BEGIN Records shown

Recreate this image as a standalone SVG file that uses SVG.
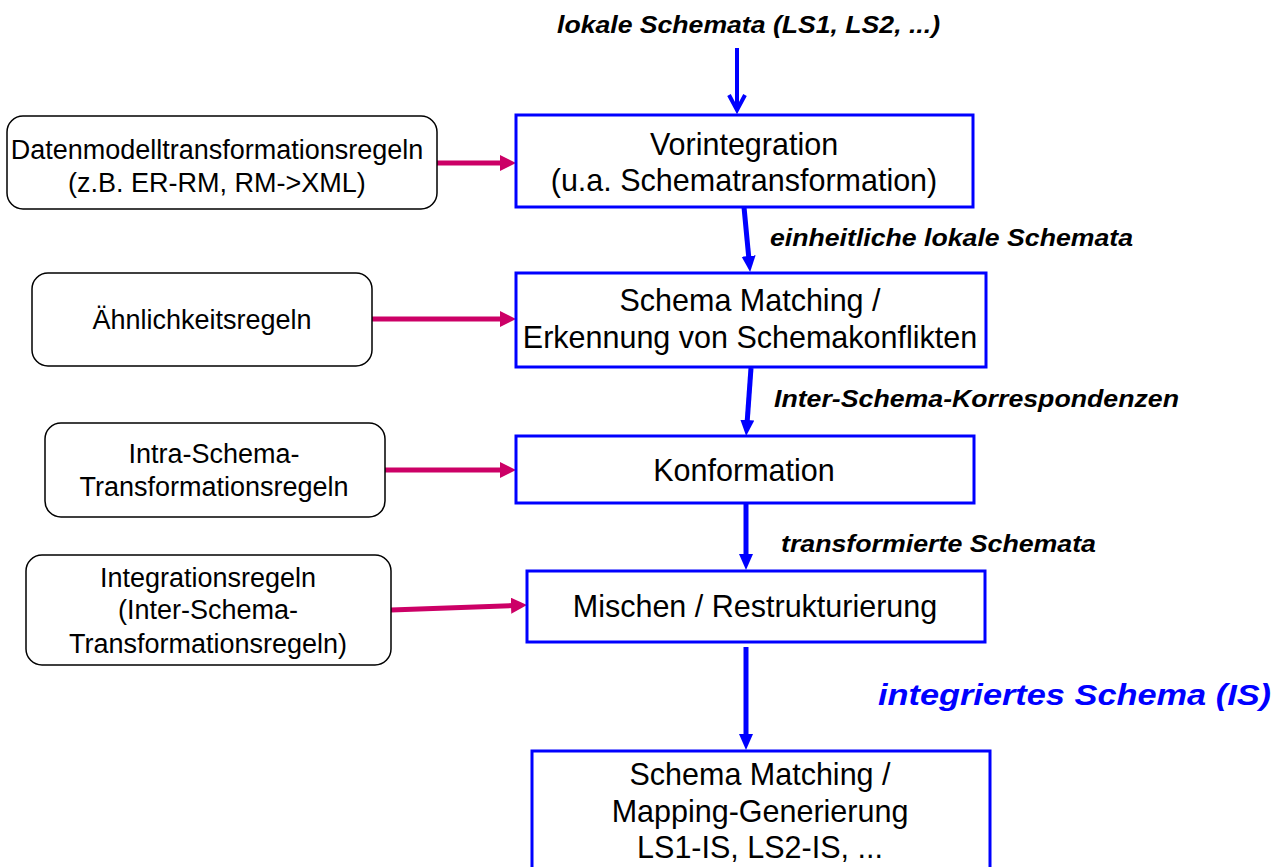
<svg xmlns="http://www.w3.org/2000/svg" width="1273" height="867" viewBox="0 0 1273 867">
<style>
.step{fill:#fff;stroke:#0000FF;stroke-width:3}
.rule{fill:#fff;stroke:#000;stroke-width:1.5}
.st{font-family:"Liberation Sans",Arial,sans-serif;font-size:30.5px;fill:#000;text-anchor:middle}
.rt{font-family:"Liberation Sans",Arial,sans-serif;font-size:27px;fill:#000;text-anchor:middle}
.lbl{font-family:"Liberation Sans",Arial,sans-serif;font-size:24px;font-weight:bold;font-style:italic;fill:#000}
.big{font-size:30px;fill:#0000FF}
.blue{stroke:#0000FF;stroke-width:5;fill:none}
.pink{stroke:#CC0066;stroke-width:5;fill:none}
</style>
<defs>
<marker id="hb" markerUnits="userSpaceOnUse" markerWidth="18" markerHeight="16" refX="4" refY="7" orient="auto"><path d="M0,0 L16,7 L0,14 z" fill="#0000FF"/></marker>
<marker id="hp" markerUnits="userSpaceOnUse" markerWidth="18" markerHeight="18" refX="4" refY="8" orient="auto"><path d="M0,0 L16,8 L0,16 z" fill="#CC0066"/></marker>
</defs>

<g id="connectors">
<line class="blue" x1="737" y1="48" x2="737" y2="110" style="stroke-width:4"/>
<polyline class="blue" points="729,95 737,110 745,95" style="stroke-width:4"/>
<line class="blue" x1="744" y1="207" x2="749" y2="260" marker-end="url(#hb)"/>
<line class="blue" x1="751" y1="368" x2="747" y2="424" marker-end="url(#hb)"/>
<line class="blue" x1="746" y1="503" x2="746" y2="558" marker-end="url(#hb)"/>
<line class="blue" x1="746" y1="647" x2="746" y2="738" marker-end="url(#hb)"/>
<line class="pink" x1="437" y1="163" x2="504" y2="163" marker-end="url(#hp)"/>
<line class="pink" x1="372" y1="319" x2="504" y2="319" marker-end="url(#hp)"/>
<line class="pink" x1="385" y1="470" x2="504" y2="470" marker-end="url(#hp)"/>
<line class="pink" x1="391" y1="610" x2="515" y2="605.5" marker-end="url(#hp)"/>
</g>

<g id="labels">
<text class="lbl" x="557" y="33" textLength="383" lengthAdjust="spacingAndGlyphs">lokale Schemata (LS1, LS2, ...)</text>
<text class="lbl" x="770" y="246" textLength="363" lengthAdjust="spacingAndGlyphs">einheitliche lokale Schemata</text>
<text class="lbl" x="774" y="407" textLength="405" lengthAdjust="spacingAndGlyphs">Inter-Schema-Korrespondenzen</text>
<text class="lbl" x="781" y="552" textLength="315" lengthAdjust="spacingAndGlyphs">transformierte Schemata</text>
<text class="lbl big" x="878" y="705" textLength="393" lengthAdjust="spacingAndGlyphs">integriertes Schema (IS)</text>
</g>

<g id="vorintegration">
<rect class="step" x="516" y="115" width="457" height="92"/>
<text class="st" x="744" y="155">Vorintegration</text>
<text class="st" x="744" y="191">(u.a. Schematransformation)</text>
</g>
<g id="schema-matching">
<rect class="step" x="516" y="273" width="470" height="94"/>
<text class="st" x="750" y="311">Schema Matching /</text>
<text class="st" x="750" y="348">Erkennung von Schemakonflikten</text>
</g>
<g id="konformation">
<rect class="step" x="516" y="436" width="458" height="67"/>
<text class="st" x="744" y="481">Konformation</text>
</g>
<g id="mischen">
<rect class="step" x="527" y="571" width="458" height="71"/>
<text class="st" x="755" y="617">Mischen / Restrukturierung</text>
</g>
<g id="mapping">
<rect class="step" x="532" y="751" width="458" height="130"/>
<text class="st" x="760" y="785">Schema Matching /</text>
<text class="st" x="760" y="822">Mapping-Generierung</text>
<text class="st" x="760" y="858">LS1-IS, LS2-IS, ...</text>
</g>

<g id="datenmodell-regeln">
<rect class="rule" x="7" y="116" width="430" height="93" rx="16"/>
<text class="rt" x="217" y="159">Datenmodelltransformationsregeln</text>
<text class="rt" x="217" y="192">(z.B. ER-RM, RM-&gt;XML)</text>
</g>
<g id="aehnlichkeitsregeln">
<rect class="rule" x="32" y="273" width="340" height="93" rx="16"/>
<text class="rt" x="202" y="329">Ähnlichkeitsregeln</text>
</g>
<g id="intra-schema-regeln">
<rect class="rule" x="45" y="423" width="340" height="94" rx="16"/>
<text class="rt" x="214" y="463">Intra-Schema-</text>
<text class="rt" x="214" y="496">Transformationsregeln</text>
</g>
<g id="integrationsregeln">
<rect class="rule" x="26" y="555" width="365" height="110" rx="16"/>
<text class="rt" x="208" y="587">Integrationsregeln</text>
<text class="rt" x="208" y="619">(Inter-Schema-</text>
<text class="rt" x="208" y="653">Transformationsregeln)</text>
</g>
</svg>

END Records shown
BEGIN Records shown

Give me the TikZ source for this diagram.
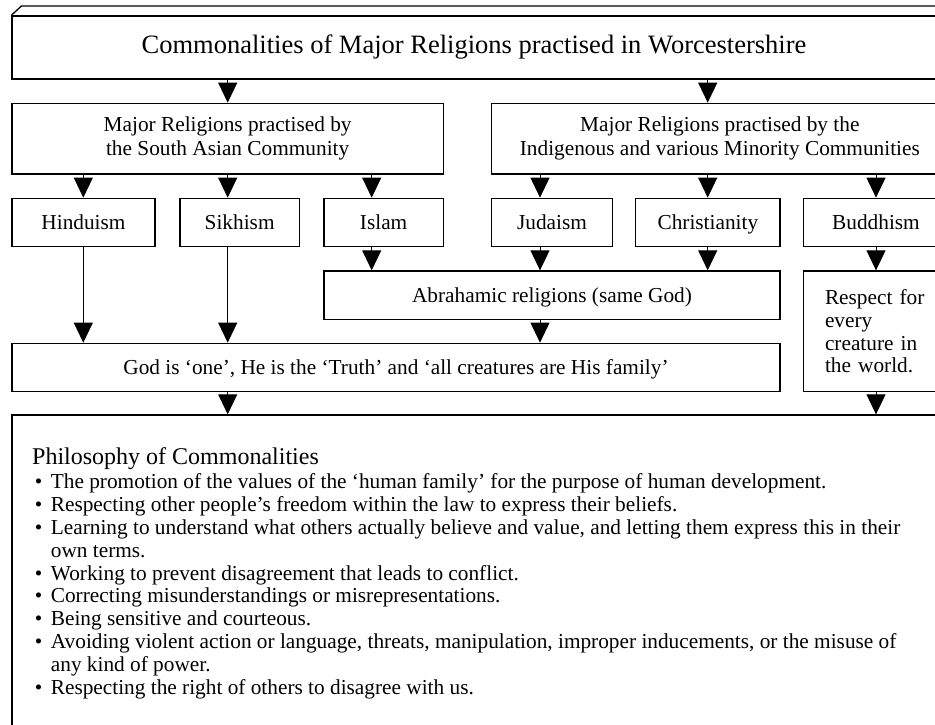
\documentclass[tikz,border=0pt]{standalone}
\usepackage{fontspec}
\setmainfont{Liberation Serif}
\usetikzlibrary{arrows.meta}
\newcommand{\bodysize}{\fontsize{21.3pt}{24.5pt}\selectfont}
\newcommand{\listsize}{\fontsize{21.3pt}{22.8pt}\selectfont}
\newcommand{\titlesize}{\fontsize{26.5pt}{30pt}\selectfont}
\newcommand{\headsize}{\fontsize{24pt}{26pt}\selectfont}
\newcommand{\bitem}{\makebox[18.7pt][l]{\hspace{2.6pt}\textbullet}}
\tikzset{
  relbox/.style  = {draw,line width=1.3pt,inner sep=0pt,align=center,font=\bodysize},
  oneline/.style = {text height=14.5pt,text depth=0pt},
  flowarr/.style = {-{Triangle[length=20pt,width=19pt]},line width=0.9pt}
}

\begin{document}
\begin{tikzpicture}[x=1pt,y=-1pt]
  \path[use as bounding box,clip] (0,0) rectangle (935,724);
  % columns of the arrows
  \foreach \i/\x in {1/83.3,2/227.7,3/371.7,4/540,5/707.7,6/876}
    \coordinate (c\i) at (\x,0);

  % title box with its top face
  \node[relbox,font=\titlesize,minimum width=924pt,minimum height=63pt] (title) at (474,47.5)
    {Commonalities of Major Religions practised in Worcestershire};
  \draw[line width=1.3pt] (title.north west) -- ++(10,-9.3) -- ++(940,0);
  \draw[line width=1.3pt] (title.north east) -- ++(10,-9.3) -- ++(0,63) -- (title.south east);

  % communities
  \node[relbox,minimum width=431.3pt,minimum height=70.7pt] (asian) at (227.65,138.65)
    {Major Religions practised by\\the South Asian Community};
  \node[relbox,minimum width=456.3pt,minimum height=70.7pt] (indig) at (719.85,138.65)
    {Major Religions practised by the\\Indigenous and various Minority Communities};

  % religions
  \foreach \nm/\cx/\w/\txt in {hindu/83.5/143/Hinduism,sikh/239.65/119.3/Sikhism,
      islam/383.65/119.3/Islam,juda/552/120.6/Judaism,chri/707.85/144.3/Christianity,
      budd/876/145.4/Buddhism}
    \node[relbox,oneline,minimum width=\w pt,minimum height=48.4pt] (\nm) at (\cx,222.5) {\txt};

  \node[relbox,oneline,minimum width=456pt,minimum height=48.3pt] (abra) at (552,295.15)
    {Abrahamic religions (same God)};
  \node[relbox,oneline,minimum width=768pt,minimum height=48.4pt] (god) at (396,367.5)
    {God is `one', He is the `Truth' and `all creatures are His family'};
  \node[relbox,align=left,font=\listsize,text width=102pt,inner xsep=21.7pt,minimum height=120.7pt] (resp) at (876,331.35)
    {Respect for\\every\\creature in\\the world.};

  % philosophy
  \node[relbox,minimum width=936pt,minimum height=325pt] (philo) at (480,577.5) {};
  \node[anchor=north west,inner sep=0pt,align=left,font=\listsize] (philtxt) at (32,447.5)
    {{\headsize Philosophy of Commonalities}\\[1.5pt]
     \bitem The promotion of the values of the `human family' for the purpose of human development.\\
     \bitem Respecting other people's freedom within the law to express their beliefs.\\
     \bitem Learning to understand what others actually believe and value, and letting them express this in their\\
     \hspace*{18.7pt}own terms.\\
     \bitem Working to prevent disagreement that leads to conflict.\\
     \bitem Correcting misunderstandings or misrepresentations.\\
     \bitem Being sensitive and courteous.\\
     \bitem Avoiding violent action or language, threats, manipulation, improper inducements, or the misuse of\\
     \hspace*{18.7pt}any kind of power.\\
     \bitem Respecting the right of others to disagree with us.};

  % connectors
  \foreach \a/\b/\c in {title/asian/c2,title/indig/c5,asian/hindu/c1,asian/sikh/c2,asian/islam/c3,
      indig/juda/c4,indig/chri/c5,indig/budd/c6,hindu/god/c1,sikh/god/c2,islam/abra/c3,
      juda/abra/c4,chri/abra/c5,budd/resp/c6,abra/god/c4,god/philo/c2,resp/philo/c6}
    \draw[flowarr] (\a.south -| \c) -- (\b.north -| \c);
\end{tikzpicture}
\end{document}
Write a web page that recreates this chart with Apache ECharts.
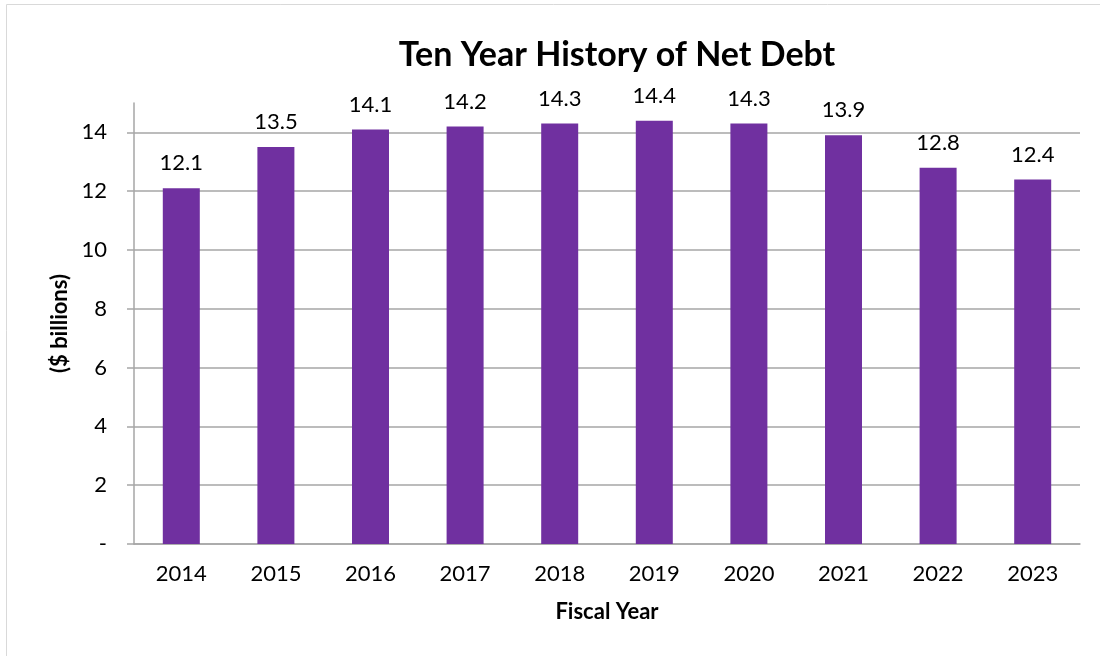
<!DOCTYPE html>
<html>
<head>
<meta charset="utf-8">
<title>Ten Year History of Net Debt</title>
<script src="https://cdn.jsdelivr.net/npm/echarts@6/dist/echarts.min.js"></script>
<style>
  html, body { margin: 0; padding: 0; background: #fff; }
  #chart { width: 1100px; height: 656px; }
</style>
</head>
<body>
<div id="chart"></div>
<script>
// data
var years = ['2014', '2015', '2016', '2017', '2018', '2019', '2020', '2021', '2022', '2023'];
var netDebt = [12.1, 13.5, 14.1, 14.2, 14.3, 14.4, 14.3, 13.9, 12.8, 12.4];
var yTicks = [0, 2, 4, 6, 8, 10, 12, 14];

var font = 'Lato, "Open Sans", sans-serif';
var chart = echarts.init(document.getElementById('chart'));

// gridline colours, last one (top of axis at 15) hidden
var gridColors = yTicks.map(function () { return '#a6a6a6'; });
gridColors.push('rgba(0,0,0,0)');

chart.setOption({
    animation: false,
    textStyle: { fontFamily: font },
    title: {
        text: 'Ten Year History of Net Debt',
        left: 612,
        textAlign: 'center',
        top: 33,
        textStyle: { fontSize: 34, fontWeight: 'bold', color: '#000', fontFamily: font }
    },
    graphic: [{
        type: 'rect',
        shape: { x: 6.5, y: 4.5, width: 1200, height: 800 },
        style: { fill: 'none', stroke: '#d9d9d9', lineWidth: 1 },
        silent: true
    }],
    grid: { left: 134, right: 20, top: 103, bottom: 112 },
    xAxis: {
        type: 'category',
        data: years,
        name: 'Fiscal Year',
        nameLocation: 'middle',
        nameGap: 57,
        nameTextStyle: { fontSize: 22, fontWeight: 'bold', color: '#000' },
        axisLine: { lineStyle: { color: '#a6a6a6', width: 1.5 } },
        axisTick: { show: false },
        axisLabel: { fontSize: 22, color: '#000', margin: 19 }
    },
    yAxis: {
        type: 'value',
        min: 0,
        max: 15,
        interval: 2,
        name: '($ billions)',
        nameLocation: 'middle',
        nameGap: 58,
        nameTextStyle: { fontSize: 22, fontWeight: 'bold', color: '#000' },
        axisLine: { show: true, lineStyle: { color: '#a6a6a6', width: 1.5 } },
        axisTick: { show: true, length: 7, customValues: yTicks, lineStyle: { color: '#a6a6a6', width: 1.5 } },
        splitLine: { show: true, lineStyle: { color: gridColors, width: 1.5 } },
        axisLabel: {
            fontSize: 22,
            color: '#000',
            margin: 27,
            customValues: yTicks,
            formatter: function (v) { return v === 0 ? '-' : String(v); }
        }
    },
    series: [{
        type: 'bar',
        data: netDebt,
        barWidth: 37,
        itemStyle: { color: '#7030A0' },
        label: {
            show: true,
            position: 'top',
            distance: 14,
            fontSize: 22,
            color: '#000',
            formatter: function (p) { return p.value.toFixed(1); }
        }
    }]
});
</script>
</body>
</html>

END Records shown
BEGIN Records shown

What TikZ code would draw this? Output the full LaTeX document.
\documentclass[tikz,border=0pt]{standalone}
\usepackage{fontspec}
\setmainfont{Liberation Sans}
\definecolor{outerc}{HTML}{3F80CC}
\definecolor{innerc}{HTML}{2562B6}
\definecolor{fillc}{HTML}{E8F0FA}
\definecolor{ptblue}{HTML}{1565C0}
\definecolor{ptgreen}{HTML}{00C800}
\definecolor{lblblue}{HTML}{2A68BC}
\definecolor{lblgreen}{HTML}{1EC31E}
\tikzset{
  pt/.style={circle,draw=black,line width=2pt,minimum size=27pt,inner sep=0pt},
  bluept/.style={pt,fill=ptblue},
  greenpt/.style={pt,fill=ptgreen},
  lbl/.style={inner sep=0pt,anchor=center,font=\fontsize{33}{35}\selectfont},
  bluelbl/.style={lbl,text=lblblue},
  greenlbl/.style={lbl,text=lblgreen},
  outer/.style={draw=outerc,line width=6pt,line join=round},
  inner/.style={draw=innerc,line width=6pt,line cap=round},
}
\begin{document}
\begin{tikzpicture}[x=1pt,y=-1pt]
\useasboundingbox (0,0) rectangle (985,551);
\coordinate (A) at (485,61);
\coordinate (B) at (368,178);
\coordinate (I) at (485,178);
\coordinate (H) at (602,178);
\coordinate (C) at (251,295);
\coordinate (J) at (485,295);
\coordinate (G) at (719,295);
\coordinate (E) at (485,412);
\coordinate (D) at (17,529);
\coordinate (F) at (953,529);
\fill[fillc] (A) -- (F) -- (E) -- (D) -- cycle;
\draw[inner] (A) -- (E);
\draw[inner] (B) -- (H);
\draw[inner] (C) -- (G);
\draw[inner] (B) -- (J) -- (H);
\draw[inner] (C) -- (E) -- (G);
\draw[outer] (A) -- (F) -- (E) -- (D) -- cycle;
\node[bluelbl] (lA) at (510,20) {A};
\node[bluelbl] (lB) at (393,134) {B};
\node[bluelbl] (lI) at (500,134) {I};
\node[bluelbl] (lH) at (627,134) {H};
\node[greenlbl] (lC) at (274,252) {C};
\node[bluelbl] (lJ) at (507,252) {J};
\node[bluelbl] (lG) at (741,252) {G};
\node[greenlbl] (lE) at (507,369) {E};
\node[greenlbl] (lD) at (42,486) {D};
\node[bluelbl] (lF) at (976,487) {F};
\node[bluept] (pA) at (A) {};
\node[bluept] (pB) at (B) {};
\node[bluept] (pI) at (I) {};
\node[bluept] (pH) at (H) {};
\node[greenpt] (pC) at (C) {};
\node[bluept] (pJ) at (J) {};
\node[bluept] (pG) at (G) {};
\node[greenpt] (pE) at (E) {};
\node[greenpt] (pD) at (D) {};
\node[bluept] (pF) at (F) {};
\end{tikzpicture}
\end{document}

END Records shown

__Job__
Word for word, repeat the lines above from the one with "Give me the TikZ source for this diagram." through the one with "practised by the\\Indigenous", and nothing beyond them. Omit the pictures.

__Written answer__
Give me the TikZ source for this diagram.
\documentclass[tikz,border=0pt]{standalone}
\usepackage{fontspec}
\setmainfont{Liberation Serif}
\usetikzlibrary{arrows.meta}
\newcommand{\bodysize}{\fontsize{21.3pt}{24.5pt}\selectfont}
\newcommand{\listsize}{\fontsize{21.3pt}{22.8pt}\selectfont}
\newcommand{\titlesize}{\fontsize{26.5pt}{30pt}\selectfont}
\newcommand{\headsize}{\fontsize{24pt}{26pt}\selectfont}
\newcommand{\bitem}{\makebox[18.7pt][l]{\hspace{2.6pt}\textbullet}}
\tikzset{
  relbox/.style  = {draw,line width=1.3pt,inner sep=0pt,align=center,font=\bodysize},
  oneline/.style = {text height=14.5pt,text depth=0pt},
  flowarr/.style = {-{Triangle[length=20pt,width=19pt]},line width=0.9pt}
}

\begin{document}
\begin{tikzpicture}[x=1pt,y=-1pt]
  \path[use as bounding box,clip] (0,0) rectangle (935,724);
  % columns of the arrows
  \foreach \i/\x in {1/83.3,2/227.7,3/371.7,4/540,5/707.7,6/876}
    \coordinate (c\i) at (\x,0);

  % title box with its top face
  \node[relbox,font=\titlesize,minimum width=924pt,minimum height=63pt] (title) at (474,47.5)
    {Commonalities of Major Religions practised in Worcestershire};
  \draw[line width=1.3pt] (title.north west) -- ++(10,-9.3) -- ++(940,0);
  \draw[line width=1.3pt] (title.north east) -- ++(10,-9.3) -- ++(0,63) -- (title.south east);

  % communities
  \node[relbox,minimum width=431.3pt,minimum height=70.7pt] (asian) at (227.65,138.65)
    {Major Religions practised by\\the South Asian Community};
  \node[relbox,minimum width=456.3pt,minimum height=70.7pt] (indig) at (719.85,138.65)
    {Major Religions practised by the\\Indigenous and various Minority Communities};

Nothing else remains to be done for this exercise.